Job:
Copy nothing but the text: reproduce each line of the listing exactly and leave the pictures out.

Data lines:
----------------
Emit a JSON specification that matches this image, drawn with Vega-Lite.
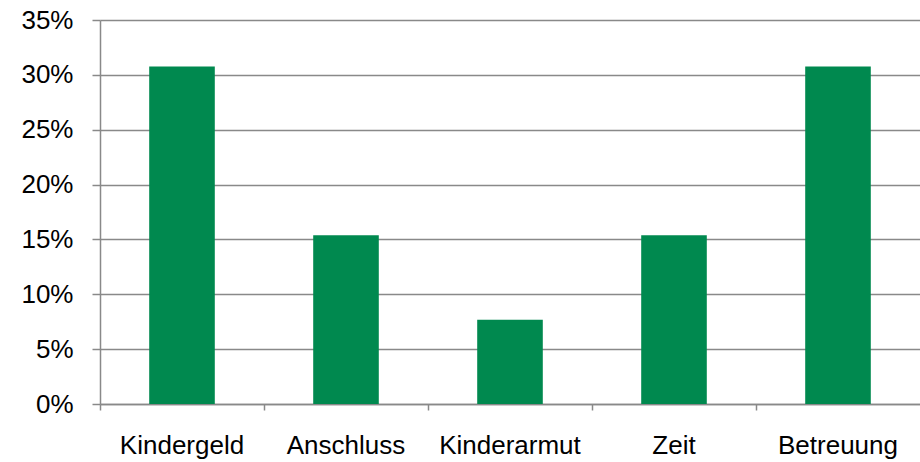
{
  "$schema": "https://vega.github.io/schema/vega-lite/v6.json",
  "width": 820,
  "height": 384,
  "autosize": {"type": "none"},
  "padding": {"left": 100, "top": 20, "right": 0, "bottom": 58},
  "background": "white",
  "data": {"values": [
    {"category": "Kindergeld", "share": 0.3077},
    {"category": "Anschluss", "share": 0.1538},
    {"category": "Kinderarmut", "share": 0.0769},
    {"category": "Zeit", "share": 0.1538},
    {"category": "Betreuung", "share": 0.3077}
  ]},
  "config": {
    "view": {"stroke": null},
    "font": "Liberation Sans"
  },
  "mark": {"type": "bar", "color": "#00894F", "width": {"band": 0.4}},
  "encoding": {
    "x": {
      "field": "category", "type": "nominal", "sort": null,
      "scale": {"paddingInner": 0, "paddingOuter": 0},
      "axis": {
        "title": null, "labelAngle": 0, "bandPosition": 0,
        "labelFont": "Liberation Sans", "labelFontSize": 26, "labelColor": "#000000",
        "labelPadding": 22, "tickSize": 6, "tickColor": "#898989", "tickWidth": 1.5,
        "domainColor": "#898989", "domainWidth": 1.5, "grid": false
      }
    },
    "y": {
      "field": "share", "type": "quantitative",
      "scale": {"domain": [0, 0.35], "nice": false},
      "axis": {
        "title": null, "format": ".0%", "values": [0, 0.05, 0.1, 0.15, 0.2, 0.25, 0.3, 0.35],
        "labelFont": "Liberation Sans", "labelFontSize": 26, "labelColor": "#000000",
        "labelPadding": 19, "tickSize": 8, "tickColor": "#898989", "tickWidth": 1.5,
        "domainColor": "#898989", "domainWidth": 1.5,
        "grid": true, "gridColor": "#898989", "gridWidth": 1.5
      }
    }
  }
}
----------------
Solution for this exercise:
Emit a JSON specification that matches this image, drawn with Vega-Lite.
{
  "$schema": "https://vega.github.io/schema/vega-lite/v6.json",
  "width": 820,
  "height": 384,
  "autosize": {"type": "none"},
  "padding": {"left": 100, "top": 20, "right": 0, "bottom": 58},
  "background": "white",
  "data": {"values": [
    {"category": "Kindergeld", "share": 0.3077},
    {"category": "Anschluss", "share": 0.1538},
    {"category": "Kinderarmut", "share": 0.0769},
    {"category": "Zeit", "share": 0.1538},
    {"category": "Betreuung", "share": 0.3077}
  ]},
  "config": {
    "view": {"stroke": null},
    "font": "Liberation Sans"
  },
  "mark": {"type": "bar", "color": "#00894F", "width": {"band": 0.4}},
  "encoding": {
    "x": {
      "field": "category", "type": "nominal", "sort": null,
      "scale": {"paddingInner": 0, "paddingOuter": 0},
      "axis": {
        "title": null, "labelAngle": 0, "bandPosition": 0,
        "labelFont": "Liberation Sans", "labelFontSize": 26, "labelColor": "#000000",
        "labelPadding": 22, "tickSize": 6, "tickColor": "#898989", "tickWidth": 1.5,
        "domainColor": "#898989", "domainWidth": 1.5, "grid": false
      }
    },
    "y": {
      "field": "share", "type": "quantitative",
      "scale": {"domain": [0, 0.35], "nice": false},
      "axis": {
        "title": null, "format": ".0%", "values": [0, 0.05, 0.1, 0.15, 0.2, 0.25, 0.3, 0.35],
        "labelFont": "Liberation Sans", "labelFontSize": 26, "labelColor": "#000000",
        "labelPadding": 19, "tickSize": 8, "tickColor": "#898989", "tickWidth": 1.5,
        "domainColor": "#898989", "domainWidth": 1.5,
        "grid": true, "gridColor": "#898989", "gridWidth": 1.5
      }
    }
  }
}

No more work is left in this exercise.